While Nissan's largest car collection is at the in Japan, its North American vintage fleet is impressive too, full of Z-Cars, Skylines, Glorias, Patrols, PAOs, Figaros, Roadsters and Pickups. Not to mention Paul Newman's Datsun race cars, and a bunch of other interesting vehicles that aren't even Japanese.
Datsun was founded in 1911, which makes it the oldest Japanese car manufacturer. The first car to wear the Nissan badge emerged in 1933, and when it came time to enter the American market in 1958, the board chose the Datsun badge for this uphill battle. Thanks to the hard work of former Nissan North America CEO Yutaka Katayama—also known as Mr. K., father of the 240Z—by 1983, Nissan had a factory in Tennessee.
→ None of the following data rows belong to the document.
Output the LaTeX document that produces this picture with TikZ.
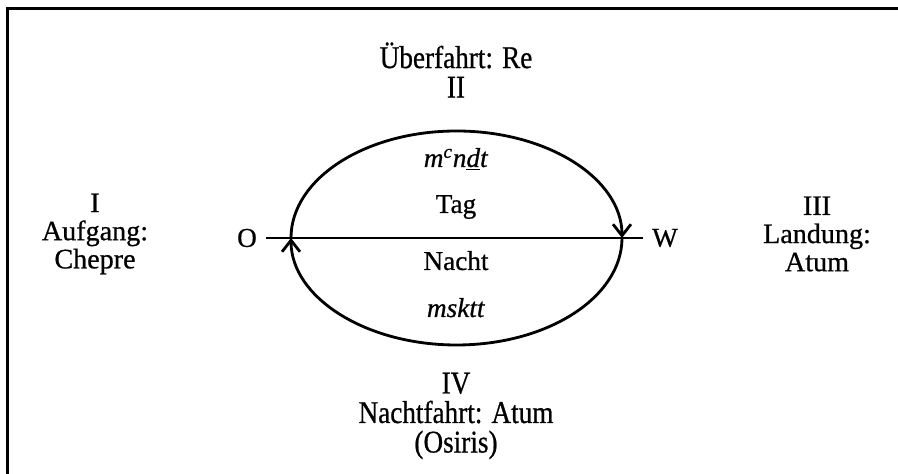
\documentclass[tikz,border=0pt]{standalone}
\usepackage{fontspec}
\setmainfont[FakeBold=0.7]{Liberation Serif}
\newfontfamily\schmal[FakeStretch=0.86,FakeBold=0.7]{Liberation Serif}
\usetikzlibrary{arrows.meta, positioning, calc}

\begin{document}
\begin{tikzpicture}[>={Straight Barb[length=2.3mm,width=3.6mm]},
    txt/.style={font=\fontsize{15.5}{17}\selectfont, inner sep=0pt, align=center},
    side/.style={txt, font=\fontsize{16}{16}\selectfont},
    fahrt/.style={txt, font=\schmal\fontsize{18}{16.8}\selectfont},
    bahn/.style={line width=1.6pt}]
  \useasboundingbox (0,0) rectangle (17.96,9.48);
  % frame, only top and left edge
  \draw[line width=1.7pt] (17.96,9.31) -- (0.15,9.31) -- (0.15,0);

  % the four stations
  \node[fahrt] (ueberfahrt) at (9.12,8.08) {Überfahrt: Re\\II};
  \node[side] (aufgang) at (1.90,4.80) {I\\Aufgang:\\Chepre};
  \node[side] (landung) at (16.34,4.80) {III\\Landung:\\Atum};
  \node[fahrt] (nachtfahrt) at (9.12,1.16) {IV\\Nachtfahrt: Atum\\(Osiris)};

  % east and west, with the horizon line
  \node[txt, inner xsep=0.17cm] (ost) at (4.94,4.72) {O};
  \node[txt, inner xsep=0.17cm] (west) at (13.30,4.72) {W};
  \draw[line width=0.8pt] (ost.east) -- (west.west);

  % day above, night below
  \coordinate (aufpunkt) at (5.82,4.72);
  \coordinate (untpunkt) at (12.44,4.72);
  \draw[bahn, ->] (aufpunkt) arc[start angle=180, end angle=0, x radius=3.31, y radius=2.14];
  \draw[bahn, ->] (untpunkt) arc[start angle=360, end angle=180, x radius=3.31, y radius=2.14];

  \node[txt, anchor=base] (mandjet) at (9.12,6.14) {\textit{m\textsuperscript{c}n\underline{d}t}};
  \node[txt, anchor=base] (tag) at (9.12,5.22) {Tag};
  \node[txt, anchor=base] (nacht) at (9.12,4.08) {Nacht};
  \node[txt, anchor=base] (mesketet) at (9.12,3.14) {\textit{msktt}};
\end{tikzpicture}
\end{document}
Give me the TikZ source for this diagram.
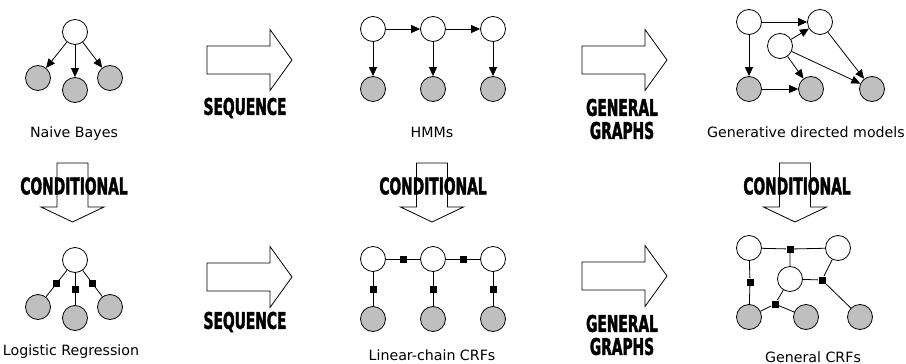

Back in the day, Nissan could only enter the car business through an engineering partnership with Britain's Austin, and so it's no wonder why a 1960 Datsun 110 reminds you a little of a Mini. Datsun's global market sedan was still based on the Austin A50 Cambridge, while for 1960, Americans also got the option of a pickup truck.
This economy four-door came with a cast iron engine producing 48 horsepower (a near-exact copy of an Austin B-Series engine), as well as a pair of solid axles, four drum brakes, a non-synchromesh first gear, external door hinges, and a handy work light for those moments when you really needed to locate that oil leak under the hood.